Fully-heavy structures in the invariant mass spectrum of $J/\psi \psi(3686)$, $J/\psi \psi(3770)$, $\psi(3686) \psi(3686)$, and $J/\psi \Upsilon(1S)$ at hadron colliders

TL;DR

This paper extends a dynamical rescattering model to predict potential fully-heavy tetraquark structures in various invariant mass spectra of heavy quarkonia pairs at hadron colliders, aiding future experimental searches.

Contribution

It introduces a dynamical rescattering mechanism to predict new fully-heavy structures in multiple heavy quarkonium pair spectra, expanding previous work on the $X(6900)$.

Findings

Predicted peak mass positions for fully-heavy structures in different invariant mass spectra.

Provided theoretical line shapes to guide experimental searches.

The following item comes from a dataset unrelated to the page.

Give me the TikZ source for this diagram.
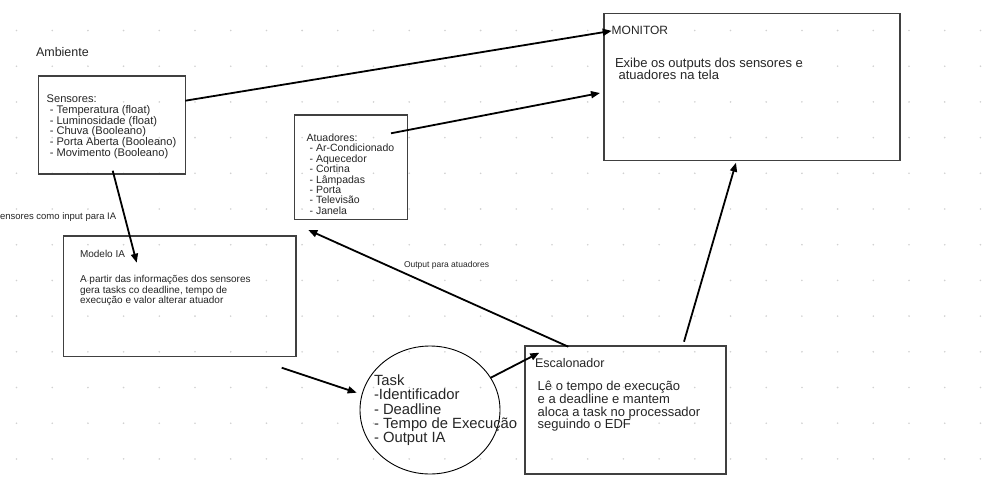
\documentclass[tikz,border=0pt]{standalone}
\usepackage{fontspec}
\setmainfont{Liberation Sans}
\usetikzlibrary{arrows.meta,shapes.geometric}
\tikzset{
  box/.style={draw=black!75, line width=1.1pt, inner sep=0pt, outer sep=0pt, anchor=north west},
  txt/.style={inner sep=0pt, outer sep=0pt, anchor=north west, align=left, text=black!85},
  conn/.style={draw=black, line width=1.8pt, -{Triangle[length=9pt,width=7pt]}},
  griddot/.style={fill=black!18},
}
\begin{document}
\begin{tikzpicture}[x=1pt,y=-1pt]
\useasboundingbox (0,0) rectangle (1007,493);
\fill[white] (0,0) rectangle (1007,493);
% background dot grid
\foreach \i in {0,...,27}{
  \foreach \j in {0,...,12}{
    \fill[griddot] (16.5+35.7*\i,30.5+35.7*\j) circle (0.9pt);
  }
}
% boxes
\node[box, minimum width=147pt, minimum height=98pt] (sens) at (38.3,76) {};
\node[box, minimum width=112.6pt, minimum height=104.3pt] (atu) at (294.7,115) {};
\node[box, minimum width=296pt, minimum height=147.4pt] (mon) at (604,13.3) {};
\node[box, minimum width=232.7pt, minimum height=120.7pt] (model) at (63.3,236) {};
\node[box, minimum width=201pt, minimum height=128pt] (esc) at (525,346) {};
\node[ellipse, draw=black, line width=0.9pt, minimum width=140pt, minimum height=128pt, inner sep=0pt, outer sep=0pt] (task) at (430,410) {};
% texts
\node[txt, font=\fontsize{12.5}{13}\selectfont] (amb) at (36,47.7) {Ambiente};
\node[txt, font=\fontsize{11.1}{10.7}\selectfont] (senstxt) at (46.7,95) {Sensores:\\\ - Temperatura (float)\\\ - Luminosidade (float)\\\ - Chuva (Booleano)\\\ - Porta Aberta (Booleano)\\\ - Movimento (Booleano)};
\node[txt, font=\fontsize{10.5}{10.4}\selectfont] (atutxt) at (306.7,133.8) {Atuadores:\\\ - Ar-Condicionado\\\ - Aquecedor\\\ - Cortina\\\ - Lâmpadas\\\ - Porta\\\ - Televisão\\\ - Janela};
\node[txt, font=\fontsize{12}{12}\selectfont] (montitle) at (611.7,26.6) {MONITOR};
\node[txt, font=\fontsize{13}{12.3}\selectfont] (montxt) at (615,57.9) {Exibe os outputs dos sensores e\\\ atuadores na tela};
\node[txt, font=\fontsize{10}{10.5}\selectfont] (modeltitle) at (80,250.6) {Modelo IA};
\node[txt, font=\fontsize{10}{10.5}\selectfont] (modeltxt) at (80,275.3) {A partir das informações dos sensores\\gera tasks co deadline, tempo de\\execução e valor alterar atuador};
\node[txt, font=\fontsize{14.8}{14.4}\selectfont] (tasktxt) at (374,374.5) {Task\\-Identificador\\- Deadline\\- Tempo de Execução\\- Output IA};
\node[txt, font=\fontsize{12.5}{12.5}\selectfont] (esctitle) at (535,358.7) {Escalonador};
\node[txt, font=\fontsize{13}{12.7}\selectfont] (esctxt) at (537.7,381.2) {Lê o tempo de execução\\e a deadline e mantem\\aloca a task no processador\\seguindo o EDF};
\node[txt, font=\fontsize{9.5}{10}\selectfont] (senslbl) at (0,212.2) {ensores como input para IA};
\node[txt, font=\fontsize{8.5}{9}\selectfont] (outlbl) at (404,261.2) {Output para atuadores};
% connectors
\draw[conn] ([yshift=-24.7pt]sens.north east) -- (montitle.west);
\draw[conn] ([xshift=-16.3pt,yshift=-18.3pt]atu.north east) -- ([xshift=-4pt,yshift=-79.7pt]mon.north west);
\draw[conn] ([xshift=74.4pt,yshift=3.3pt]sens.south west) -- ([xshift=73.4pt,yshift=-26.7pt]model.north west);
\draw[conn] ([xshift=-14.3pt,yshift=-11pt]model.south east) -- ([xshift=-3.3pt,yshift=17.3pt]task.west);
\draw[conn] (task.28) -- ([xshift=14.3pt,yshift=-6.7pt]esc.north west);
\draw[conn] ([xshift=43.3pt,yshift=-0.7pt]esc.north west) -- ([xshift=13.6pt,yshift=-10.7pt]atu.south west);
\draw[conn] ([xshift=159pt,yshift=4.3pt]esc.north west) -- ([xshift=132pt,yshift=-2pt]mon.south west);
\end{tikzpicture}
\end{document}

Suggested effective reconstruction methods via muon pairs.

Abstract

Motivated by a recent successful dynamical explanation for the newly observed fully-charm structure $X(6900)$ in the mass spectrum of di-$J/\psi$ by LHCb [J.~Z.~Wang \textit{et al.} arXiv:2008.07430], in this work, we extend the same dynamical rescattering mechanism to predict the line shape of more potential fully-heavy structures in the invariant mass spectrum of $J/\psi \psi(3686)$, $J/\psi \psi(3770)$, $\psi(3686) \psi(3686)$, and $J/\psi \Upsilon(1S)$ at high energy proton-proton collisions, whose verification in experiments should be helpful to further clarify the nature of $X(6900)$. The above final states of vector heavy quarkonia can be experimentally reconstructed more effectively by a $\mu^+\mu^-$ pair in the muon detector compared with $Q\bar{Q}$ meson with other quantum numbers. Furthermore, the corresponding peak mass positions of each of predicted fully-heavy structures are also given. Our theoretical studies here could provide some valuable information for the future measurement proposals of LHCb and CMS, especially based on the accumulated data after completing Run III of LHC in the near future.